Although women in music are demanding their place in the business, it’s even harder in hip-hop, where female role models are rare. “There are a growing number of female rappers,” says Frannie. “It’s in no one’s interest to compete against each other. What Sarahmée does and what we do have nothing in common, so we’re much better off helping each other out. We’ve become the big sisters for artists searching for their identity,” she says, before reminding us that Betty Bonifassi and Beast, Ariane Moffatt, and Pierre Lapointe, among others, took Random Recipe under their wings when the band started out. “Marie Gold calls me, like, once a week, panicked about her career, and I have answers for her,” says Frannie.

But beyond genre, musical diversity on the scene in Montréal deserves the means to expand. In the city, musical styles are rich and diversified because they have the tools to build bridges between themselves. “Musical talent in Montréal is not located strictly near metro stations, and at the Jazz fest,” says Fab. “You need to go to Hochelag’ and NDG, and listen to stuff you’ve never heard before. It’s important. That’s what the local mosaic is all about.”

Inspiration flourishes all over the city, just as it does all over the world. The band draws the broad strokes of their musical development from their travels, influencing their culture as much as piquing their interest. “It’s quite rich to travel to Brazil after we just played Côte-Nord,” says Frannie, laughing.

Leaving Home

Independent and crowd-funded, Distractions sees Random Recipe leaving their musical home, record label Bonsound. The trio now manages itself as it sees fit. “It was scary, at first,” says Frannie, “especially the crowdfunding part; we didn’t want to come across as beggars. But all the money we collected allowed us to validate that this album was meant to be.”
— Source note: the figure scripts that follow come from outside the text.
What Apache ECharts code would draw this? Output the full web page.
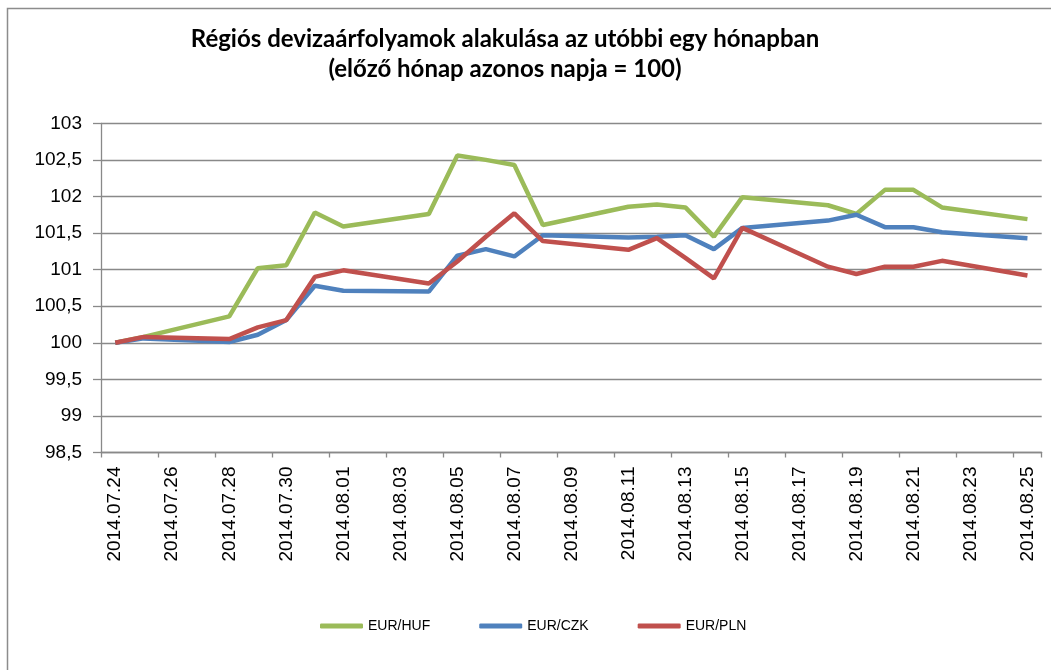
<!DOCTYPE html>
<html>
<head>
<meta charset="utf-8">
<script src="https://cdn.jsdelivr.net/npm/echarts@6/dist/echarts.min.js"></script>
<style>
html,body{margin:0;padding:0;background:#fff;}
#chart{width:1051px;height:670px;}
</style>
</head>
<body>
<div id="chart"></div>
<script>
const dates = ['2014.07.24','2014.07.25','2014.07.26','2014.07.27','2014.07.28','2014.07.29','2014.07.30','2014.07.31',
'2014.08.01','2014.08.02','2014.08.03','2014.08.04','2014.08.05','2014.08.06','2014.08.07','2014.08.08',
'2014.08.09','2014.08.10','2014.08.11','2014.08.12','2014.08.13','2014.08.14','2014.08.15','2014.08.16',
'2014.08.17','2014.08.18','2014.08.19','2014.08.20','2014.08.21','2014.08.22','2014.08.23','2014.08.24','2014.08.25'];

const eurHuf = [100, 100.08, null, null, 100.36, 101.02, 101.06, 101.78, 101.59, null, null, 101.76, 102.56, 102.50, 102.43, 101.61,
 null, null, 101.86, 101.89, 101.85, 101.45, 101.99, null, null, 101.88, 101.76, 102.09, 102.09, 101.85, null, null, 101.69];
const eurCzk = [100, 100.06, null, null, 100.01, 100.11, 100.31, 100.78, 100.71, null, null, 100.70, 101.19, 101.28, 101.18, 101.47,
 null, null, 101.44, 101.45, 101.47, 101.28, 101.57, null, null, 101.67, 101.75, 101.58, 101.58, 101.51, null, null, 101.43];
const eurPln = [100, 100.08, null, null, 100.05, 100.21, 100.31, 100.90, 100.99, null, null, 100.81, 101.11, 101.45, 101.77, 101.39,
 null, null, 101.27, 101.43, 101.16, 100.88, 101.57, null, null, 101.04, 100.94, 101.04, 101.04, 101.12, null, null, 100.92];

const seriesNames = ['EUR/HUF', 'EUR/CZK', 'EUR/PLN'];
const titleText = 'Régiós devizaárfolyamok alakulása az utóbbi egy hónapban\n(előző hónap azonos napja = 100)';

const chart = echarts.init(document.getElementById('chart'), null, {renderer: 'canvas'});
const gridColor = '#898989';
function mk(name, data, color) {
  return {
    name: name, type: 'line', data: data, connectNulls: true, showSymbol: false, symbol: 'none',
    lineStyle: {width: 4.5, color: color}, itemStyle: {color: color}, animation: false
  };
}
chart.setOption({
  backgroundColor: '#fff',
  animation: false,
  title: {
    text: titleText, left: 505, textAlign: 'center', top: 24, padding: 0,
    textStyle: {fontFamily: 'Lato', fontWeight: 'bold', fontSize: 24, lineHeight: 30, color: '#000'}
  },
  graphic: [{
    type: 'rect', silent: true,
    shape: {x: 7.5, y: 8.5, width: 1100, height: 700},
    style: {fill: 'none', stroke: '#8c8c8c', lineWidth: 1.5}
  }],
  grid: {left: 101, top: 123.3, right: 9.3, bottom: 217.5, containLabel: false},
  legend: {
    data: seriesNames, left: 320, top: 619, padding: 0, icon: 'roundRect', itemWidth: 43, itemHeight: 5, itemGap: 49,
    textStyle: {fontFamily: 'Liberation Sans', fontSize: 14, color: '#000'}
  },
  xAxis: {
    type: 'category', data: dates, boundaryGap: true,
    axisLine: {lineStyle: {color: gridColor, width: 1.3}},
    axisTick: {show: true, interval: 1, length: 5, lineStyle: {color: gridColor, width: 1.3}},
    axisLabel: {interval: 1, rotate: 90, margin: 14, fontFamily: 'Liberation Sans', fontSize: 19, color: '#000'},
    splitLine: {show: false}
  },
  yAxis: {
    type: 'value', min: 98.5, max: 103, interval: 0.5,
    axisLine: {show: true, lineStyle: {color: gridColor, width: 1.3}},
    axisTick: {show: true, length: 8, lineStyle: {color: gridColor, width: 1.3}},
    axisLabel: {margin: 19, fontFamily: 'Liberation Sans', fontSize: 19, color: '#000',
      formatter: v => String(Math.round(v * 10) / 10).replace('.', ',')},
    splitLine: {show: true, lineStyle: {color: gridColor, width: 1.3}}
  },
  series: [mk(seriesNames[0], eurHuf, '#9BBB59'), mk(seriesNames[1], eurCzk, '#4F81BD'), mk(seriesNames[2], eurPln, '#C0504D')]
});
</script>
</body>
</html>
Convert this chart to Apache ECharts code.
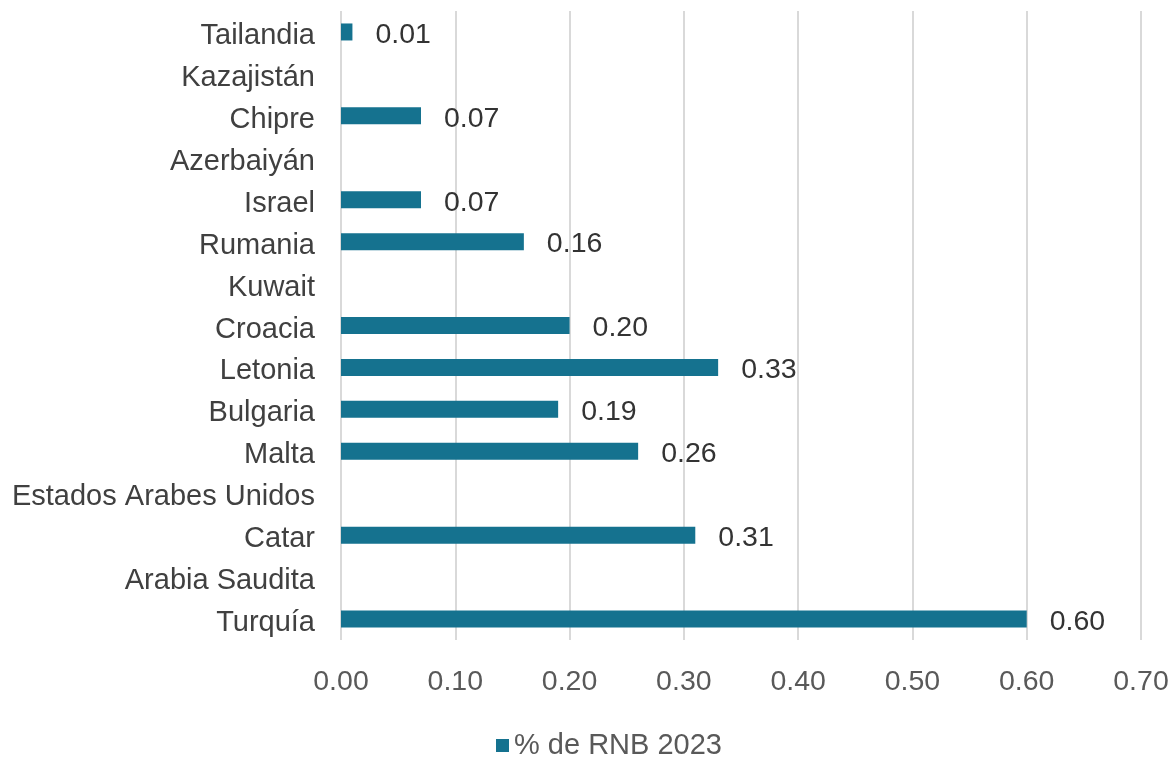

“We’re not hating… We just needed to understand what it’s all about before we could do it ourselves,” adds Fab. “Questioning what we do is important, too. You don’t know what pain is if you never fall down. Now we have three good heads on our shoulders, and we’re even more aware, because we’ve already made our mistakes.”

Group Therapy

The decision to fly solo wasn’t made lightly. During the summer of 2016, the band stayed at the Los Angeles SOCAN House to create the first drafts for this third album. “We used that trip mainly to touch base, and realize we had no idea where we were going,” says Frannie. “We questioned ourselves on the social responsibility of having a mic in your hand. What is cultural appropriation, to us? What’s our relationship with hip-hop culture?” Those questions directed all of the ensuing creative process. “We know we have a style that’s unlike any other,” she continues. “We’d always thought it was fragile because of that, and that we therefore shouldn’t be open to others. But we realized that it was actually the opposite, that we wanted to explore, and see what other women could bring to the table.”

“We also did group therapy, like Metallica,” says Liu-Kong, laughing. The result? Making a band last is hard work. “When we were young, we wanted to be cool, but the truth is, there’s always someone younger and cooler than you,” says Frannie. As far as Random Recipe’s new approach to music, the main thing, from now on, is to focus on human relations. Marie-Pierre Arthur, Rhonda Smith (Prince), Ladybug Mecca (Digable Planets), Lisa Iwanycki (Blood and Glass), Heartstreets, Tali Taliwah (Nomadic Massive), Giselle Numba One, Sunny Moonshine (Sunny & Gabe) and Emily Lazar all contributed to the album, and the magic happened. “We don’t have many role models when it comes to getting older as a musician who does something wild like we do,” says Liu-Kong. “There’s one band in Québec that’s older than ours with a front woman, and that’s Duchess Says. Being in a band is hard, and we want to set the example.”

“Where do we go?” That’s Random Recipe’s constant question, ever seeking adventures abroad. “We want to go places we’ve never been,” says Fab. “Eastern Europe, Japan, the South of Africa. There’s a lot of Latin American vibes on the album, yet we’ve never been there as a full band. We’re gonna go there to experience what we need to create the fourth album. In 10 years, we’ve proven to ourselves that we still don’t have a single style. That’s gold. It’s always alive, just like kombucha.”